→ REQUIRED TASK
All of the listing below must be repeated word for word. Pictures are the only thing to omit.

→ MATERIAL PROVIDED
***

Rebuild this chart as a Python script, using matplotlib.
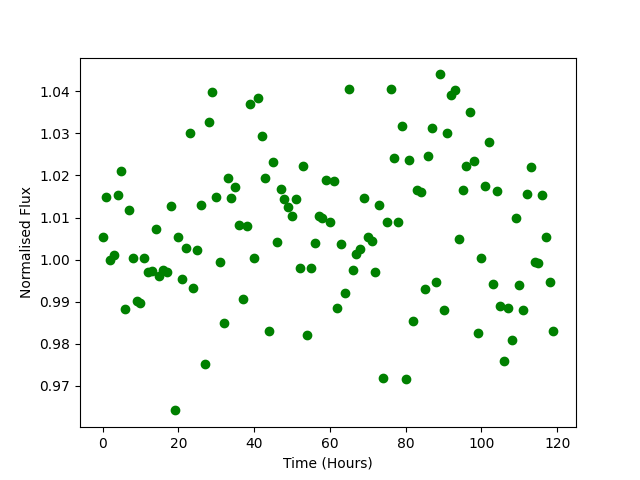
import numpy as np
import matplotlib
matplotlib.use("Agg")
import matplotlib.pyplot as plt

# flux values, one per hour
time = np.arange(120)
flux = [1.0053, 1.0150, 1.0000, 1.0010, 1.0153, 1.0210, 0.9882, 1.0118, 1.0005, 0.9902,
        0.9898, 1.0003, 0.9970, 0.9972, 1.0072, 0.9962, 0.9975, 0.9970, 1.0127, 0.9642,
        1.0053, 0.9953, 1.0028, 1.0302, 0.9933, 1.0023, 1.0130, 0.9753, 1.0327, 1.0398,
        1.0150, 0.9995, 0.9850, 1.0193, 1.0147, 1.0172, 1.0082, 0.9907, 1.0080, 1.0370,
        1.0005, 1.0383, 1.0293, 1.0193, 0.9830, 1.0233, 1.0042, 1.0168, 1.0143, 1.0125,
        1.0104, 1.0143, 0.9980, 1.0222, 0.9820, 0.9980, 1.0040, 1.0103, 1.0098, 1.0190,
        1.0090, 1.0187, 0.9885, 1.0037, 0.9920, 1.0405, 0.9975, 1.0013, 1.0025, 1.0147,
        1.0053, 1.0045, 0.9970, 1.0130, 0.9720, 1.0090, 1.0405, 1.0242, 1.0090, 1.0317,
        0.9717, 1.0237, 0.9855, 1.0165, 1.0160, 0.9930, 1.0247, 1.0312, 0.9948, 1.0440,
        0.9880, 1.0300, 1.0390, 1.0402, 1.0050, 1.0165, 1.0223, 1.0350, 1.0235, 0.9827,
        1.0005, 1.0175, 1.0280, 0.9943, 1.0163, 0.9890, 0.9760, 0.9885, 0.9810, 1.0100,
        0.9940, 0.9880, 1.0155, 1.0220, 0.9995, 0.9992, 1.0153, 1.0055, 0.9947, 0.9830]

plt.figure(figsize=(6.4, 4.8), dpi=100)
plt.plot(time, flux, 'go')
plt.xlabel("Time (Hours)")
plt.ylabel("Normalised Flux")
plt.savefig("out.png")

***

→ THE SOLUTION
Rebuild this chart as a Python script, using matplotlib.
import numpy as np
import matplotlib
matplotlib.use("Agg")
import matplotlib.pyplot as plt

# flux values, one per hour
time = np.arange(120)
flux = [1.0053, 1.0150, 1.0000, 1.0010, 1.0153, 1.0210, 0.9882, 1.0118, 1.0005, 0.9902,
        0.9898, 1.0003, 0.9970, 0.9972, 1.0072, 0.9962, 0.9975, 0.9970, 1.0127, 0.9642,
        1.0053, 0.9953, 1.0028, 1.0302, 0.9933, 1.0023, 1.0130, 0.9753, 1.0327, 1.0398,
        1.0150, 0.9995, 0.9850, 1.0193, 1.0147, 1.0172, 1.0082, 0.9907, 1.0080, 1.0370,
        1.0005, 1.0383, 1.0293, 1.0193, 0.9830, 1.0233, 1.0042, 1.0168, 1.0143, 1.0125,
        1.0104, 1.0143, 0.9980, 1.0222, 0.9820, 0.9980, 1.0040, 1.0103, 1.0098, 1.0190,
        1.0090, 1.0187, 0.9885, 1.0037, 0.9920, 1.0405, 0.9975, 1.0013, 1.0025, 1.0147,
        1.0053, 1.0045, 0.9970, 1.0130, 0.9720, 1.0090, 1.0405, 1.0242, 1.0090, 1.0317,
        0.9717, 1.0237, 0.9855, 1.0165, 1.0160, 0.9930, 1.0247, 1.0312, 0.9948, 1.0440,
        0.9880, 1.0300, 1.0390, 1.0402, 1.0050, 1.0165, 1.0223, 1.0350, 1.0235, 0.9827,
        1.0005, 1.0175, 1.0280, 0.9943, 1.0163, 0.9890, 0.9760, 0.9885, 0.9810, 1.0100,
        0.9940, 0.9880, 1.0155, 1.0220, 0.9995, 0.9992, 1.0153, 1.0055, 0.9947, 0.9830]

plt.figure(figsize=(6.4, 4.8), dpi=100)
plt.plot(time, flux, 'go')
plt.xlabel("Time (Hours)")
plt.ylabel("Normalised Flux")
plt.savefig("out.png")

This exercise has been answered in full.